NASA says for the first time ever, they have discovered a supernova that brought a white dwarf star back to life. 

White dwarf stars are old, dying stars that still have some light. Stars like the one in our solar system fuse hydrogen in its core into helium. White dwarf stars have already burned up all of their hydrogen. 

Supernovas are massive explosions that would usually finish off a white dwarf star. But, in this rare case it rejuvenated it.

The white dwarf star was sucking energy from another nearby star when it became unstable and exploded into a supernova. The explosion resurrected the white dwarf and it is now fully functioning. 
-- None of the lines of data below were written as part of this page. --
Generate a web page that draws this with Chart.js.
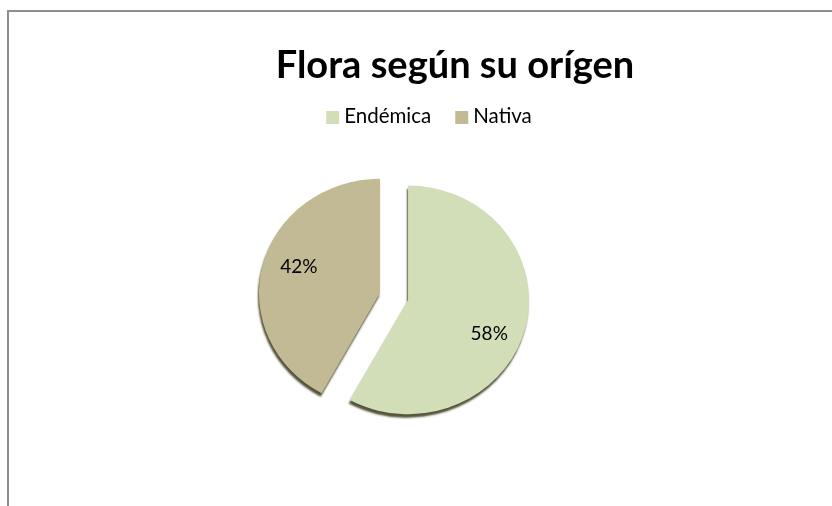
<!DOCTYPE html>
<html>
<head>
<meta charset="utf-8">
<script src="https://cdn.jsdelivr.net/npm/chart.js@4/dist/chart.umd.min.js"></script>
<style>
  html, body { margin: 0; padding: 0; background: #fff; overflow: hidden; }
  #wrap { position: relative; width: 832px; height: 506px; overflow: hidden; }
  #frame { position: absolute; left: 7px; top: 10px; width: 900px; height: 600px;
           border-top: 2px solid #8e8e8e; border-left: 2px solid #8e8e8e; }
  canvas { position: absolute; left: 0; top: 0; }
</style>
</head>
<body>
<div id="wrap">
  <div id="frame"></div>
  <canvas id="chart" width="832" height="506"></canvas>
</div>
<script>
// Data
const chartTitle = 'Flora según su orígen';
const categories = ['Endémica', 'Nativa'];
const shares = [58, 42];
const sliceColors = ['#d1deb7', '#c2ba94'];

const FONT = 'Lato, "Open Sans", sans-serif';
const TILT = 0.945;   // slight perspective squash of the pie
const EXPLODE = 14.5; // px each slice is pulled out along its bisector

// title + legend drawn at the spots the original uses
const headerPlugin = {
    id: 'header',
    afterDraw(chart) {
        const ctx = chart.ctx;
        ctx.save();
        ctx.fillStyle = '#000';
        ctx.textBaseline = 'alphabetic';
        ctx.textAlign = 'center';
        ctx.font = 'bold 38px ' + FONT;
        ctx.fillText(chartTitle, 455, 78);

        ctx.font = '20.5px ' + FONT;
        ctx.textAlign = 'left';
        const box = 13, gap = 5, between = 24;
        const widths = categories.map(c => ctx.measureText(c).width);
        const total = widths.reduce((a, w) => a + box + gap + w, 0) + between * (categories.length - 1);
        let x = 429 - total / 2;
        categories.forEach((c, i) => {
            ctx.fillStyle = sliceColors[i];
            ctx.fillRect(x, 111, box, box);
            ctx.fillStyle = '#000';
            ctx.fillText(c, x + box + gap, 123);
            x += box + gap + widths[i] + between;
        });
        ctx.restore();
    }
};

// draw each arc exploded, squashed, with a soft rim shadow (office 3d look)
const explodePlugin = {
    id: 'explode',
    beforeDatasetDraw(chart, args) {
        const ctx = chart.ctx;
        const a = chart.chartArea;
        const cy = (a.top + a.bottom) / 2;
        args.meta.data.forEach(arc => {
            const mid = (arc.startAngle + arc.endAngle) / 2;
            ctx.save();
            ctx.translate(0, cy);
            ctx.scale(1, TILT);
            ctx.translate(0, -cy);
            ctx.translate(Math.cos(mid) * EXPLODE, Math.sin(mid) * EXPLODE);
            ctx.shadowColor = 'rgba(65, 65, 35, 0.9)';
            ctx.shadowOffsetX = -1;
            ctx.shadowOffsetY = 3.5;
            ctx.shadowBlur = 2;
            arc.draw(ctx);
            ctx.restore();
        });
        return false;
    }
};

// percentage labels inside the slices
const pctPlugin = {
    id: 'pct',
    afterDatasetsDraw(chart) {
        const ctx = chart.ctx;
        const meta = chart.getDatasetMeta(0);
        const total = shares.reduce((a, b) => a + b, 0);
        ctx.save();
        ctx.font = '19px ' + FONT;
        ctx.fillStyle = '#000';
        ctx.textAlign = 'center';
        ctx.textBaseline = 'middle';
        meta.data.forEach((arc, i) => {
            const mid = (arc.startAngle + arc.endAngle) / 2;
            const ox = arc.x + Math.cos(mid) * EXPLODE;
            const oy = arc.y + Math.sin(mid) * EXPLODE * TILT;
            const la = mid + 0.12;
            const d = arc.outerRadius * 0.72;
            const x = ox + Math.cos(la) * d;
            const y = oy + Math.sin(la) * d * TILT + 4;
            ctx.fillText(Math.round(shares[i] / total * 100) + '%', x, y);
        });
        ctx.restore();
    }
};

new Chart(document.getElementById('chart'), {
    type: 'pie',
    data: {
        labels: categories,
        datasets: [{
            data: shares,
            backgroundColor: sliceColors,
            borderWidth: 0
        }]
    },
    options: {
        responsive: false,
        animation: false,
        events: [],
        radius: 121,
        layout: { padding: { left: 130, right: 174, top: 150, bottom: 63 } },
        plugins: {
            legend: { display: false },
            title: { display: false },
            tooltip: { enabled: false }
        }
    },
    plugins: [explodePlugin, pctPlugin, headerPlugin]
});
</script>
</body>
</html>
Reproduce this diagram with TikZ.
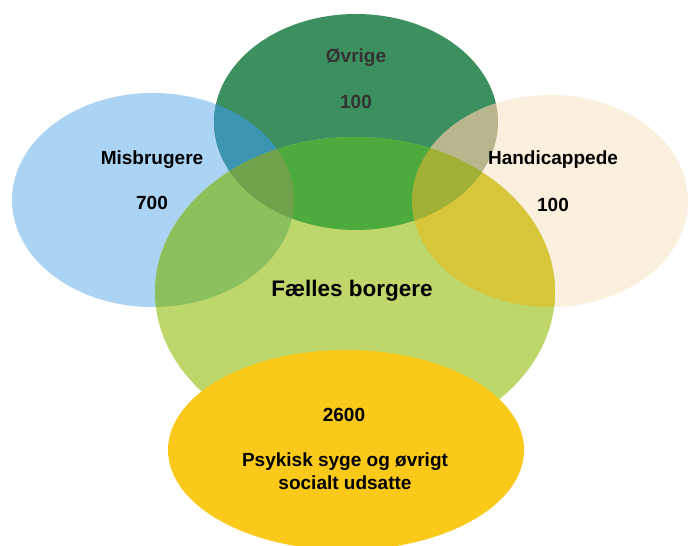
\documentclass[tikz,border=0pt]{standalone}
\usepackage{fontspec}
\setmainfont{Liberation Sans}
\definecolor{cBlue}{HTML}{ABD3F3}
\definecolor{cDG}{HTML}{3C8F5E}
\definecolor{cBeige}{HTML}{FAF0DD}
\definecolor{cLG}{HTML}{BDD76B}
\definecolor{cYel}{HTML}{FBC91A}
\definecolor{cBlueDG}{HTML}{3C95B0}
\definecolor{cDGBeige}{HTML}{B9B58C}
\definecolor{cLGBlue}{HTML}{8CC05C}
\definecolor{cLGDG}{HTML}{4DAA3C}
\definecolor{cLGBeige}{HTML}{D7C53A}
\definecolor{cLGDGBlue}{HTML}{6FA24A}
\definecolor{cLGDGBeige}{HTML}{A2B136}
\tikzset{
  eBlue/.style={insert path={(153,200) ellipse [x radius=141, y radius=107]}},
  eDG/.style={insert path={(356,122) ellipse [x radius=142, y radius=108]}},
  eBeige/.style={insert path={(550,201) ellipse [x radius=138, y radius=106]}},
  eLG/.style={insert path={(355,292) ellipse [x radius=200, y radius=155]}},
  eYel/.style={insert path={(346,450) ellipse [x radius=178, y radius=100]}},
  lbl/.style={font=\fontsize{19bp}{23bp}\selectfont\bfseries, text=black, inner sep=0pt, align=center},
  title/.style={font=\fontsize{22.5bp}{26bp}\selectfont\bfseries, text=black, inner sep=0pt}
}
\begin{document}
\begin{tikzpicture}[x=1bp,y=-1bp]
\useasboundingbox (0,0) rectangle (688,546);
\fill[white] (0,0) rectangle (688,546);
% base ellipses
\fill[cBlue, eBlue];
\fill[cDG, eDG];
\fill[cBeige, eBeige];
\begin{scope}\clip[eBlue];\fill[cBlueDG, eDG];\end{scope}
\begin{scope}\clip[eBeige];\fill[cDGBeige, eDG];\end{scope}
% fælles ellipse
\fill[cLG, eLG];
\begin{scope}\clip[eLG];\fill[cLGBlue, eBlue];\end{scope}
\begin{scope}\clip[eLG];\fill[cLGBeige, eBeige];\end{scope}
\begin{scope}\clip[eLG];\fill[cLGDG, eDG];\end{scope}
\begin{scope}\clip[eLG];\clip[eDG];\fill[cLGDGBlue, eBlue];\end{scope}
\begin{scope}\clip[eLG];\clip[eDG];\fill[cLGDGBeige, eBeige];\end{scope}
% psykisk syge
\fill[cYel, eYel];
% labels
\node[lbl, text=black!80] (ovrige) at (356,58) {Øvrige};
\node[lbl, text=black!80] (ovrigeN) at (356,102) {100};
\node[lbl] (misb) at (152,160) {Misbrugere};
\node[lbl] (misbN) at (152,203) {700};
\node[lbl] (hand) at (553,160) {Handicappede};
\node[lbl] (handN) at (553,205) {100};
\node[title] (faelles) at (352,291) {Fælles borgere};
\node[lbl] (psykN) at (344,415) {2600};
\node[lbl] (psyk) at (345,471) {Psykisk syge og øvrigt\\[0bp]socialt udsatte};
\end{tikzpicture}
\end{document}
That's when scientists say a second, smaller supernova occurred. So, all of this kind of sounds like a random and totally common celestial event, but some scientists say this case is special. 

This has given scientists a lot of new information about Type Ia supernovas, supernovas that are caused when one star gives energy to another, such as the case with the "zombie star." Scientist previously had never seen the explosion process. 

Scientists study supernovas to measure how the universe is expanding. The Los Angeles Times reports a supernova created by a star this small, can really help them calculate distances. 

And that's not it: Because of this discovery, scientist have been able to identify 30 similar supernovas that could also leave behind other "zombie stars."